■ What you are asked to do: Repeat all the material exactly; pictures stay out of your copy.

* BEGIN *

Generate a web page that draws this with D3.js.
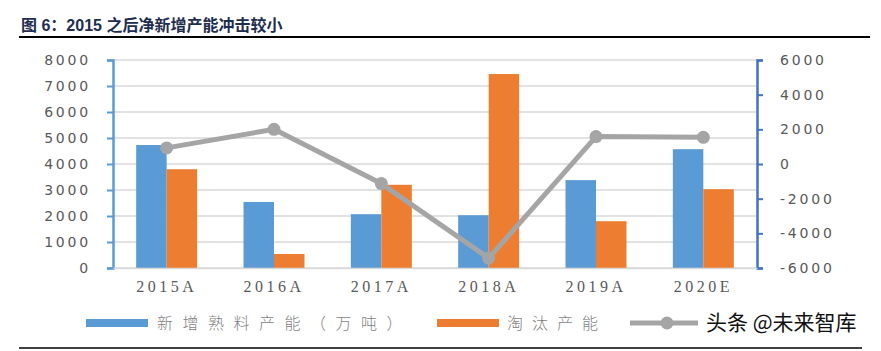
<!DOCTYPE html>
<html>
<head>
<meta charset="utf-8">
<script src="https://cdn.jsdelivr.net/npm/d3@7"></script>
<style>
  body { margin: 0; background: #fff; }
  svg { display: block; }
</style>
</head>
<body>
<svg id="chart" width="881" height="351"></svg>
<script>
// data
var categories = ["2015A", "2016A", "2017A", "2018A", "2019A", "2020E"];
var newCapacity = [4730, 2540, 2070, 2030, 3380, 4570];     // 新增熟料产能（万吨）
var closedCapacity = [3800, 540, 3200, 7460, 1800, 3030];   // 淘汰产能
var netCapacity = [930, 2000, -1130, -5430, 1580, 1540];    // 净新增产能 (right axis)
var leftTicks = [0, 1000, 2000, 3000, 4000, 5000, 6000, 7000, 8000];
var rightTicks = [-6000, -4000, -2000, 0, 2000, 4000, 6000];

var svg = d3.select("#chart");
var margin = {top: 60, right: 124, bottom: 83, left: 113};
var width = 881 - margin.left - margin.right;
var height = 351 - margin.top - margin.bottom;

// title
svg.append("text")
    .attr("x", 21)
    .attr("y", 31)
    .attr("fill", "#1f2d4f")
    .style("font-family", "'Liberation Sans', 'Noto Sans CJK SC', sans-serif")
    .style("font-weight", "bold")
    .style("font-size", "16px")
    .text("图 6：2015 之后净新增产能冲击较小");

svg.append("line")
    .attr("x1", 19).attr("x2", 870)
    .attr("y1", 37).attr("y2", 37)
    .attr("stroke", "#000")
    .attr("stroke-width", 2);

svg.append("line")
    .attr("x1", 19).attr("x2", 862)
    .attr("y1", 348).attr("y2", 348)
    .attr("stroke", "#000")
    .attr("stroke-width", 1.5);

var g = svg.append("g")
    .attr("transform", "translate(" + margin.left + "," + margin.top + ")");

var x = d3.scaleBand().domain(categories).range([0, width]).padding(0);
var xSub = d3.scaleBand().domain(["new", "closed"]).range([0, x.bandwidth()])
    .paddingInner(0).paddingOuter(0.76);
var y = d3.scaleLinear().domain([0, 8000]).range([height, 0]);
var y2 = d3.scaleLinear().domain([-6000, 6000]).range([height, 0]);

// gridlines
g.selectAll(".grid")
    .data(leftTicks)
    .enter().append("line")
    .attr("class", "grid")
    .attr("x1", 0).attr("x2", width)
    .attr("y1", function(d) { return y(d); })
    .attr("y2", function(d) { return y(d); })
    .attr("stroke", "#d9d9d9")
    .attr("stroke-width", 1.3);

// bars
g.selectAll(".barNew")
    .data(newCapacity)
    .enter().append("rect")
    .attr("class", "barNew")
    .attr("x", function(d, i) { return x(categories[i]) + xSub("new"); })
    .attr("y", function(d) { return y(d); })
    .attr("width", xSub.bandwidth())
    .attr("height", function(d) { return height - y(d); })
    .attr("fill", "#5b9bd5");

g.selectAll(".barClosed")
    .data(closedCapacity)
    .enter().append("rect")
    .attr("class", "barClosed")
    .attr("x", function(d, i) { return x(categories[i]) + xSub("closed"); })
    .attr("y", function(d) { return y(d); })
    .attr("width", xSub.bandwidth())
    .attr("height", function(d) { return height - y(d); })
    .attr("fill", "#ed7d31");

// net line on right axis
var line = d3.line()
    .x(function(d, i) { return x(categories[i]) + x.bandwidth() / 2; })
    .y(function(d) { return y2(d); });

g.append("path")
    .datum(netCapacity)
    .attr("d", line)
    .attr("fill", "none")
    .attr("stroke", "#a5a5a5")
    .attr("stroke-width", 5)
    .attr("stroke-linejoin", "round");

g.selectAll(".dot")
    .data(netCapacity)
    .enter().append("circle")
    .attr("class", "dot")
    .attr("cx", function(d, i) { return x(categories[i]) + x.bandwidth() / 2; })
    .attr("cy", function(d) { return y2(d); })
    .attr("r", 6.5)
    .attr("fill", "#a5a5a5");

// left axis
var yAxis = g.append("g")
    .attr("class", "axis y")
    .call(d3.axisLeft(y).tickValues(leftTicks).tickSize(6).tickPadding(16)
        .tickFormat(d3.format("d")));
yAxis.select(".domain").attr("stroke", "#5b9bd5").attr("stroke-width", 2.5);
yAxis.selectAll(".tick line").attr("stroke", "#5b9bd5").attr("stroke-width", 2);
yAxis.selectAll("text")
    .attr("fill", "#595959")
    .style("font-family", "'DejaVu Sans', sans-serif")
    .style("font-size", "14px")
    .style("letter-spacing", "2.8px");

// right axis
var y2Axis = g.append("g")
    .attr("class", "axis y2")
    .attr("transform", "translate(" + width + ",0)")
    .call(d3.axisRight(y2).tickValues(rightTicks).tickSize(6).tickPadding(17)
        .tickFormat(function(d) { return d < 0 ? "-" + Math.abs(d) : d; }));
y2Axis.select(".domain").attr("stroke", "#4472c4").attr("stroke-width", 2.5);
y2Axis.selectAll(".tick line").attr("stroke", "#4472c4").attr("stroke-width", 2);
y2Axis.selectAll("text")
    .attr("fill", "#595959")
    .style("font-family", "'DejaVu Sans', sans-serif")
    .style("font-size", "14px")
    .style("letter-spacing", "2.8px");

// x axis
var xAxis = g.append("g")
    .attr("class", "axis x")
    .attr("transform", "translate(0," + height + ")")
    .call(d3.axisBottom(x).tickSize(0).tickPadding(13));
xAxis.select(".domain").attr("stroke", "#d9d9d9").attr("stroke-width", 1.5);
xAxis.selectAll("text")
    .attr("fill", "#595959")
    .style("font-family", "'Liberation Serif', serif")
    .style("font-size", "16px")
    .style("letter-spacing", "3.5px");

// legend
var legend = svg.append("g").attr("class", "legend");
var legendY = 323;

legend.append("rect")
    .attr("x", 86).attr("y", legendY - 4)
    .attr("width", 62).attr("height", 8)
    .attr("fill", "#5b9bd5");
legend.append("text")
    .attr("x", 157).attr("y", legendY)
    .attr("dy", "0.35em")
    .attr("fill", "#7f7f7f")
    .style("font-family", "'Noto Sans CJK SC', sans-serif")
    .style("font-size", "16px")
    .style("font-weight", "300")
    .style("letter-spacing", "9.5px")
    .text("新增熟料产能（万吨）");

legend.append("rect")
    .attr("x", 437).attr("y", legendY - 4)
    .attr("width", 62).attr("height", 8)
    .attr("fill", "#ed7d31");
legend.append("text")
    .attr("x", 507).attr("y", legendY)
    .attr("dy", "0.35em")
    .attr("fill", "#7f7f7f")
    .style("font-family", "'Noto Sans CJK SC', sans-serif")
    .style("font-size", "16px")
    .style("font-weight", "300")
    .style("letter-spacing", "9px")
    .text("淘汰产能");

legend.append("line")
    .attr("x1", 630).attr("x2", 698)
    .attr("y1", legendY).attr("y2", legendY)
    .attr("stroke", "#a5a5a5")
    .attr("stroke-width", 5);
legend.append("circle")
    .attr("cx", 667).attr("cy", legendY)
    .attr("r", 6.5)
    .attr("fill", "#a5a5a5");

// watermark over the third legend label
legend.append("text")
    .attr("x", 706).attr("y", legendY)
    .attr("dy", "0.35em")
    .attr("fill", "#111")
    .style("font-family", "'Noto Sans CJK SC', sans-serif")
    .style("font-size", "21px")
    .text("头条 @未来智库");
</script>
</body>
</html>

* END *

■ Output below:
Generate a web page that draws this with D3.js.
<!DOCTYPE html>
<html>
<head>
<meta charset="utf-8">
<script src="https://cdn.jsdelivr.net/npm/d3@7"></script>
<style>
  body { margin: 0; background: #fff; }
  svg { display: block; }
</style>
</head>
<body>
<svg id="chart" width="881" height="351"></svg>
<script>
// data
var categories = ["2015A", "2016A", "2017A", "2018A", "2019A", "2020E"];
var newCapacity = [4730, 2540, 2070, 2030, 3380, 4570];     // 新增熟料产能（万吨）
var closedCapacity = [3800, 540, 3200, 7460, 1800, 3030];   // 淘汰产能
var netCapacity = [930, 2000, -1130, -5430, 1580, 1540];    // 净新增产能 (right axis)
var leftTicks = [0, 1000, 2000, 3000, 4000, 5000, 6000, 7000, 8000];
var rightTicks = [-6000, -4000, -2000, 0, 2000, 4000, 6000];

var svg = d3.select("#chart");
var margin = {top: 60, right: 124, bottom: 83, left: 113};
var width = 881 - margin.left - margin.right;
var height = 351 - margin.top - margin.bottom;

// title
svg.append("text")
    .attr("x", 21)
    .attr("y", 31)
    .attr("fill", "#1f2d4f")
    .style("font-family", "'Liberation Sans', 'Noto Sans CJK SC', sans-serif")
    .style("font-weight", "bold")
    .style("font-size", "16px")
    .text("图 6：2015 之后净新增产能冲击较小");

svg.append("line")
    .attr("x1", 19).attr("x2", 870)
    .attr("y1", 37).attr("y2", 37)
    .attr("stroke", "#000")
    .attr("stroke-width", 2);

svg.append("line")
    .attr("x1", 19).attr("x2", 862)
    .attr("y1", 348).attr("y2", 348)
    .attr("stroke", "#000")
    .attr("stroke-width", 1.5);

var g = svg.append("g")
    .attr("transform", "translate(" + margin.left + "," + margin.top + ")");

var x = d3.scaleBand().domain(categories).range([0, width]).padding(0);
var xSub = d3.scaleBand().domain(["new", "closed"]).range([0, x.bandwidth()])
    .paddingInner(0).paddingOuter(0.76);
var y = d3.scaleLinear().domain([0, 8000]).range([height, 0]);
var y2 = d3.scaleLinear().domain([-6000, 6000]).range([height, 0]);

// gridlines
g.selectAll(".grid")
    .data(leftTicks)
    .enter().append("line")
    .attr("class", "grid")
    .attr("x1", 0).attr("x2", width)
    .attr("y1", function(d) { return y(d); })
    .attr("y2", function(d) { return y(d); })
    .attr("stroke", "#d9d9d9")
    .attr("stroke-width", 1.3);

// bars
g.selectAll(".barNew")
    .data(newCapacity)
    .enter().append("rect")
    .attr("class", "barNew")
    .attr("x", function(d, i) { return x(categories[i]) + xSub("new"); })
    .attr("y", function(d) { return y(d); })
    .attr("width", xSub.bandwidth())
    .attr("height", function(d) { return height - y(d); })
    .attr("fill", "#5b9bd5");

g.selectAll(".barClosed")
    .data(closedCapacity)
    .enter().append("rect")
    .attr("class", "barClosed")
    .attr("x", function(d, i) { return x(categories[i]) + xSub("closed"); })
    .attr("y", function(d) { return y(d); })
    .attr("width", xSub.bandwidth())
    .attr("height", function(d) { return height - y(d); })
    .attr("fill", "#ed7d31");

// net line on right axis
var line = d3.line()
    .x(function(d, i) { return x(categories[i]) + x.bandwidth() / 2; })
    .y(function(d) { return y2(d); });

g.append("path")
    .datum(netCapacity)
    .attr("d", line)
    .attr("fill", "none")
    .attr("stroke", "#a5a5a5")
    .attr("stroke-width", 5)
    .attr("stroke-linejoin", "round");

g.selectAll(".dot")
    .data(netCapacity)
    .enter().append("circle")
    .attr("class", "dot")
    .attr("cx", function(d, i) { return x(categories[i]) + x.bandwidth() / 2; })
    .attr("cy", function(d) { return y2(d); })
    .attr("r", 6.5)
    .attr("fill", "#a5a5a5");

// left axis
var yAxis = g.append("g")
    .attr("class", "axis y")
    .call(d3.axisLeft(y).tickValues(leftTicks).tickSize(6).tickPadding(16)
        .tickFormat(d3.format("d")));
yAxis.select(".domain").attr("stroke", "#5b9bd5").attr("stroke-width", 2.5);
yAxis.selectAll(".tick line").attr("stroke", "#5b9bd5").attr("stroke-width", 2);
yAxis.selectAll("text")
    .attr("fill", "#595959")
    .style("font-family", "'DejaVu Sans', sans-serif")
    .style("font-size", "14px")
    .style("letter-spacing", "2.8px");

// right axis
var y2Axis = g.append("g")
    .attr("class", "axis y2")
    .attr("transform", "translate(" + width + ",0)")
    .call(d3.axisRight(y2).tickValues(rightTicks).tickSize(6).tickPadding(17)
        .tickFormat(function(d) { return d < 0 ? "-" + Math.abs(d) : d; }));
y2Axis.select(".domain").attr("stroke", "#4472c4").attr("stroke-width", 2.5);
y2Axis.selectAll(".tick line").attr("stroke", "#4472c4").attr("stroke-width", 2);
y2Axis.selectAll("text")
    .attr("fill", "#595959")
    .style("font-family", "'DejaVu Sans', sans-serif")
    .style("font-size", "14px")
    .style("letter-spacing", "2.8px");

// x axis
var xAxis = g.append("g")
    .attr("class", "axis x")
    .attr("transform", "translate(0," + height + ")")
    .call(d3.axisBottom(x).tickSize(0).tickPadding(13));
xAxis.select(".domain").attr("stroke", "#d9d9d9").attr("stroke-width", 1.5);
xAxis.selectAll("text")
    .attr("fill", "#595959")
    .style("font-family", "'Liberation Serif', serif")
    .style("font-size", "16px")
    .style("letter-spacing", "3.5px");

// legend
var legend = svg.append("g").attr("class", "legend");
var legendY = 323;

legend.append("rect")
    .attr("x", 86).attr("y", legendY - 4)
    .attr("width", 62).attr("height", 8)
    .attr("fill", "#5b9bd5");
legend.append("text")
    .attr("x", 157).attr("y", legendY)
    .attr("dy", "0.35em")
    .attr("fill", "#7f7f7f")
    .style("font-family", "'Noto Sans CJK SC', sans-serif")
    .style("font-size", "16px")
    .style("font-weight", "300")
    .style("letter-spacing", "9.5px")
    .text("新增熟料产能（万吨）");

legend.append("rect")
    .attr("x", 437).attr("y", legendY - 4)
    .attr("width", 62).attr("height", 8)
    .attr("fill", "#ed7d31");
legend.append("text")
    .attr("x", 507).attr("y", legendY)
    .attr("dy", "0.35em")
    .attr("fill", "#7f7f7f")
    .style("font-family", "'Noto Sans CJK SC', sans-serif")
    .style("font-size", "16px")
    .style("font-weight", "300")
    .style("letter-spacing", "9px")
    .text("淘汰产能");

legend.append("line")
    .attr("x1", 630).attr("x2", 698)
    .attr("y1", legendY).attr("y2", legendY)
    .attr("stroke", "#a5a5a5")
    .attr("stroke-width", 5);
legend.append("circle")
    .attr("cx", 667).attr("cy", legendY)
    .attr("r", 6.5)
    .attr("fill", "#a5a5a5");

// watermark over the third legend label
legend.append("text")
    .attr("x", 706).attr("y", legendY)
    .attr("dy", "0.35em")
    .attr("fill", "#111")
    .style("font-family", "'Noto Sans CJK SC', sans-serif")
    .style("font-size", "21px")
    .text("头条 @未来智库");
</script>
</body>
</html>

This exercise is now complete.